Segundo as autoridades, o russo chegou ao Brasil em 2010 e utilizou o país para construir uma cobertura sólida. Ele obteve documentos brasileiros como carteira de habilitação, título de eleitor e passaporte, que usou para se passar por estudante em universidades dos Estados Unidos e da Irlanda.
As investigações da PF não encontraram elementos de que Cherkasov praticou espionagem contra instituições brasileiras. A passagem pelo Brasil teria como objetivo principal criar um disfarce crível para atuar em outros países sem levantar suspeitas. As fragilidades no sistema de emissão de documentos, o histórico de não envolvimento em conflitos internacionais e a população miscigenada são apontados como motivos para a Rússia escolher o Brasil como base para esses disfarces.
Conflito internacional e operação de resgate
A trajetória de Cherkasov foi interrompida em abril de 2022, quando ele viajava para a Holanda para estagiar no Tribunal Penal Internacional, em Haia. Dois meses antes, a Rússia havia invadido a Ucrânia. A inteligência holandesa, em conjunto com o FBI e a PF, desvendou sua identidade falsa.
Desde sua prisão, o governo russo iniciou uma intensa operação diplomática para recuperá-lo. Em 2022, o consulado russo em São Paulo chegou a se oferecer para abrigá-lo, e a embaixada teria dado suporte logístico. O pedido formal de extradição alegou que Cherkasov era um traficante de drogas procurado na Rússia, versão que contradiz as acusações do FBI.
Os Estados Unidos também pediram sua extradição, em abril de 2023, acusando-o de atuar como agente estrangeiro sem autorização e de fraudes. No entanto, o pedido americano foi considerado improcedente porque o pedido russo já havia sido homologado pelo STF.
Cherkasov nega ser um espião. Sua defesa no Brasil foi procurada, mas não se pronunciou sobre os últimos desdobramentos.
Outros casos e o desmantelamento da rede
Cherkasov não estaria sozinho.
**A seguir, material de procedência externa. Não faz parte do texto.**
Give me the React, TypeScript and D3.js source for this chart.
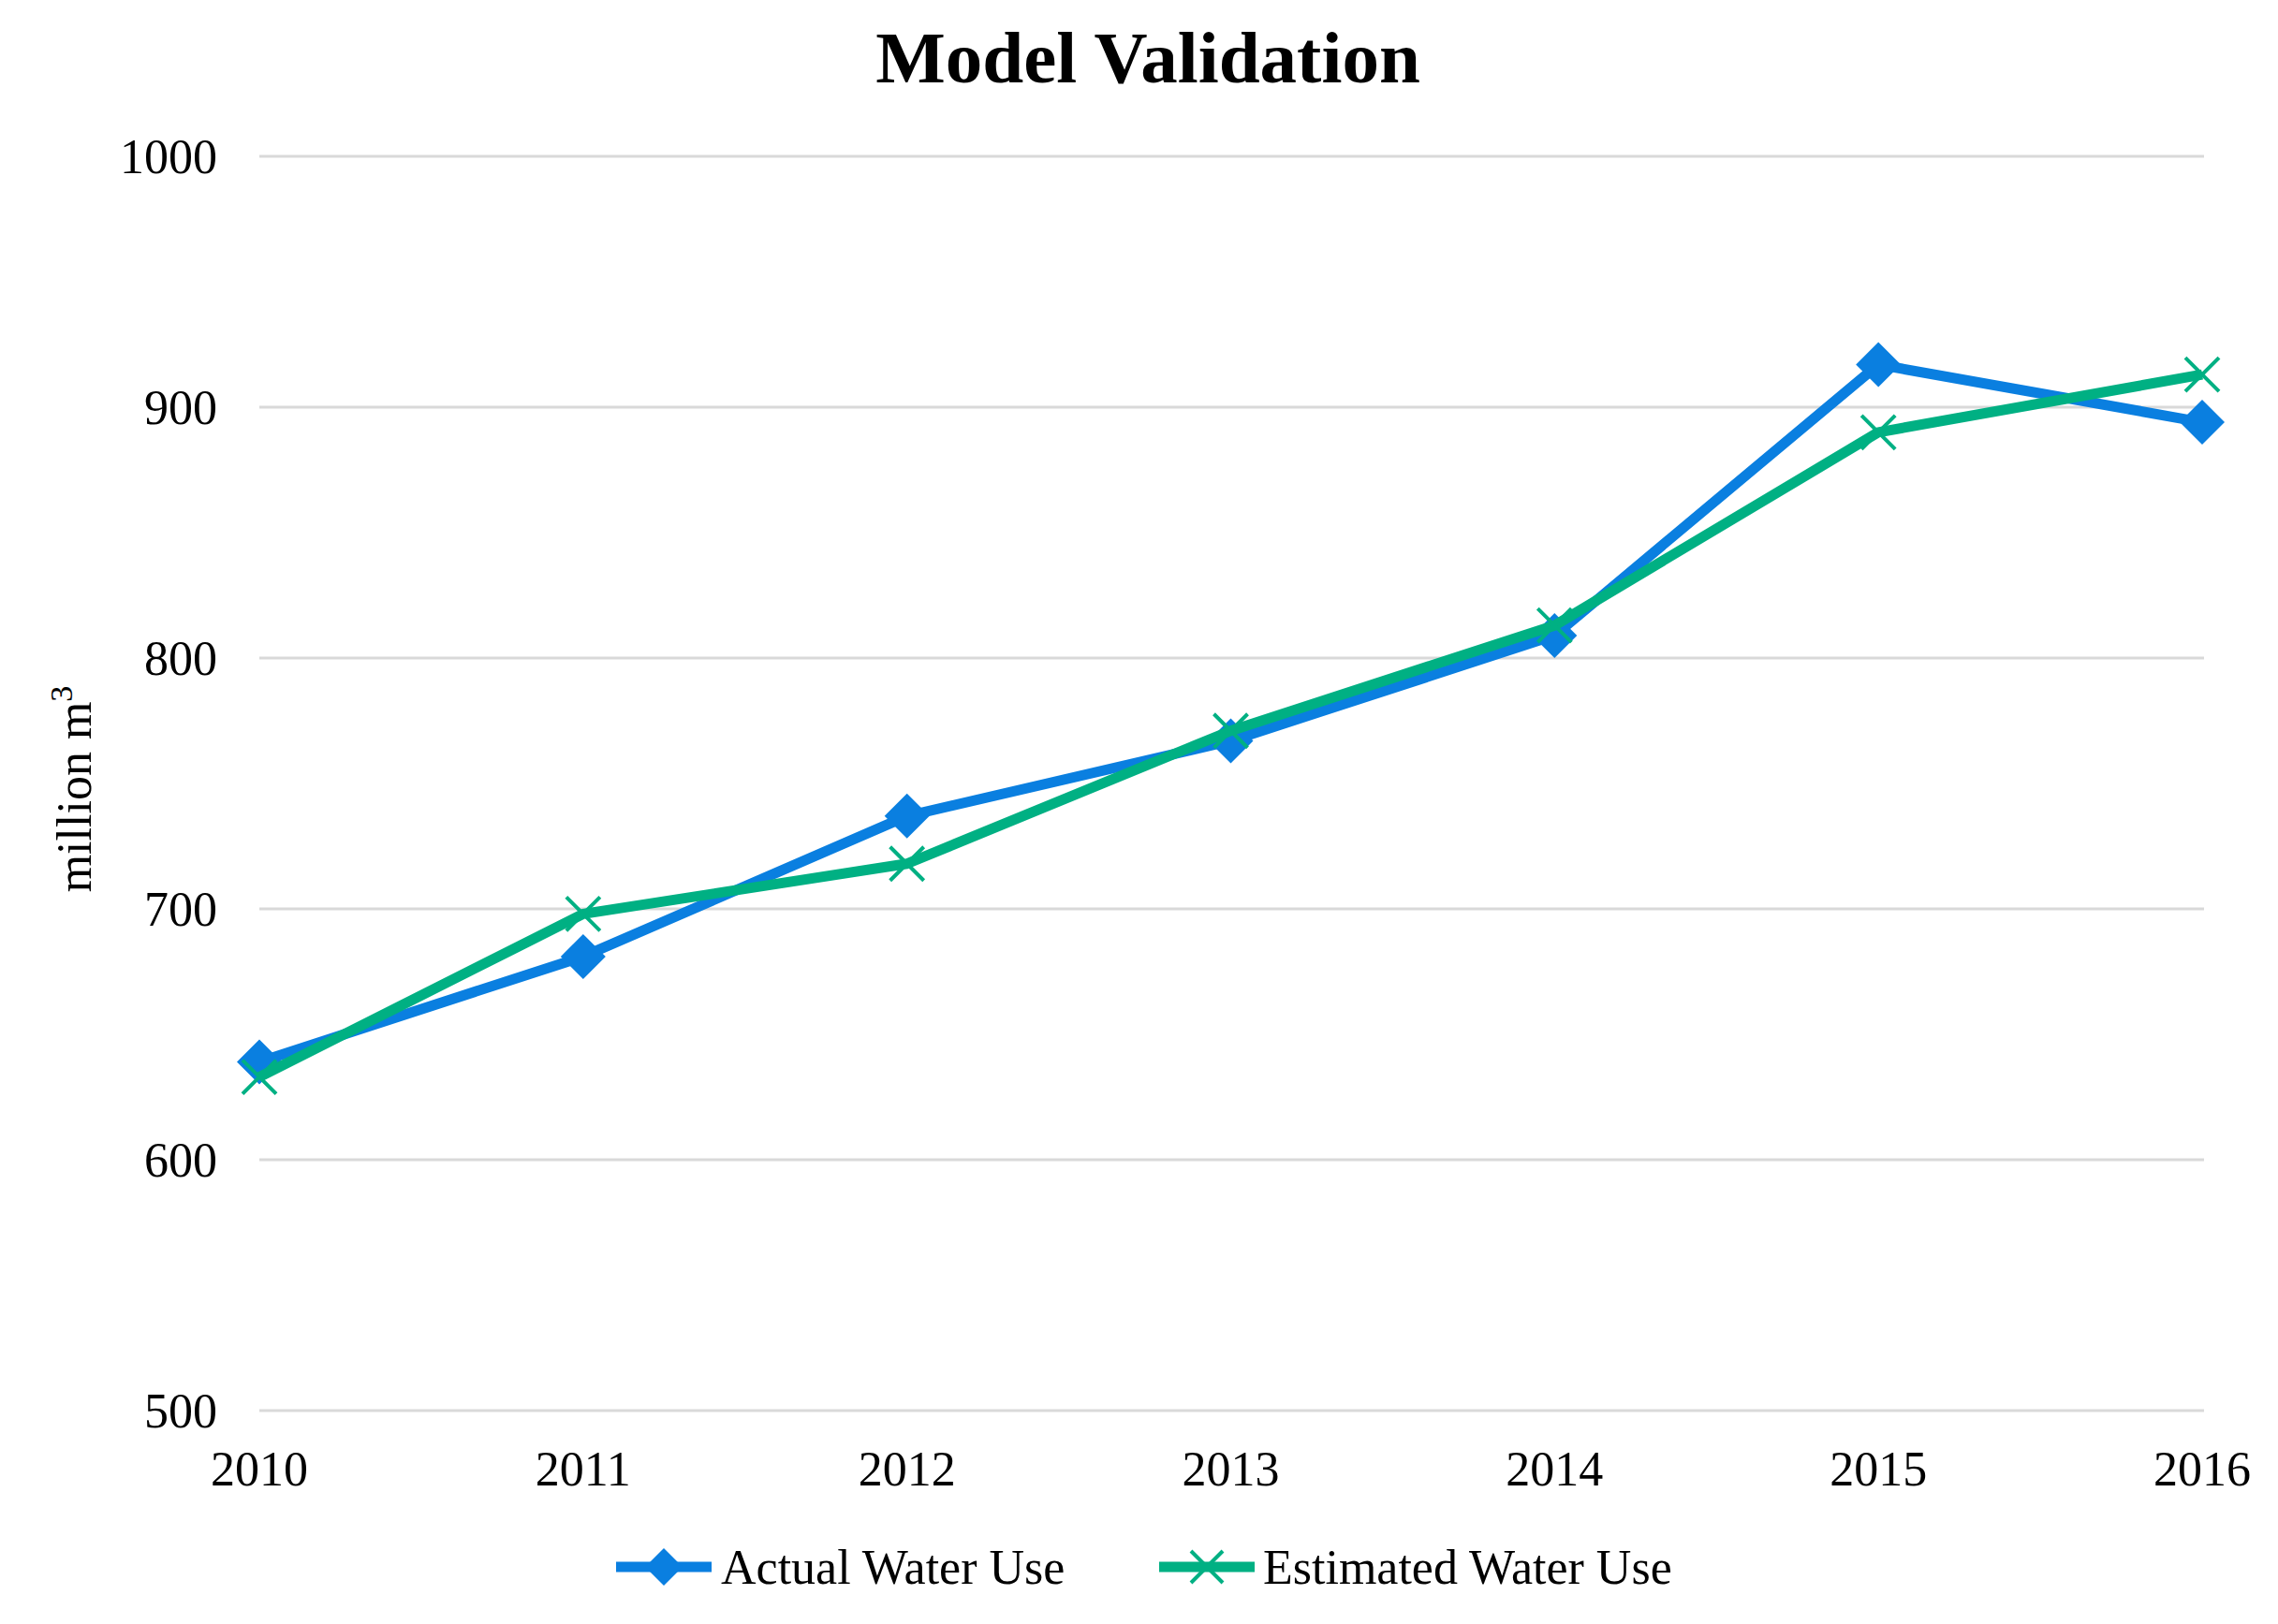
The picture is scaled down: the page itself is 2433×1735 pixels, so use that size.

Investigações internacionais indicam que ele fazia parte de uma rede que começou a ser desmantelada em 2022. Pelo menos nove pessoas foram identificadas como potenciais agentes russos usando identidades brasileiras falsas.
Em novembro de 2022, a polícia norueguesa prendeu Mikhail Mikushin, que usava o nome falso José de Assis Giammaria. Pouco depois, um homem identificado como Gerhard Daniel Campos desapareceu do Brasil; as autoridades acreditam que se tratava de outro espião, Artem Shmyrev. Um reportagem do The New York Times lista outros seis indivíduos que teriam usado documentos brasileiros em seus disfarces, incluindo um suposto empresário de joias em Brasília e uma modelo.
Apesar do uso do território nacional, as investigações indicam que o Brasil não era o alvo das atividades de espionagem, servindo apenas como palco para a construção de identidades alternativas robustas. O caso de Sergey Cherkasov, agora nas mãos do Planalto, ilustra um complexo jogo de inteligência internacional com ramificações em solo brasileiro.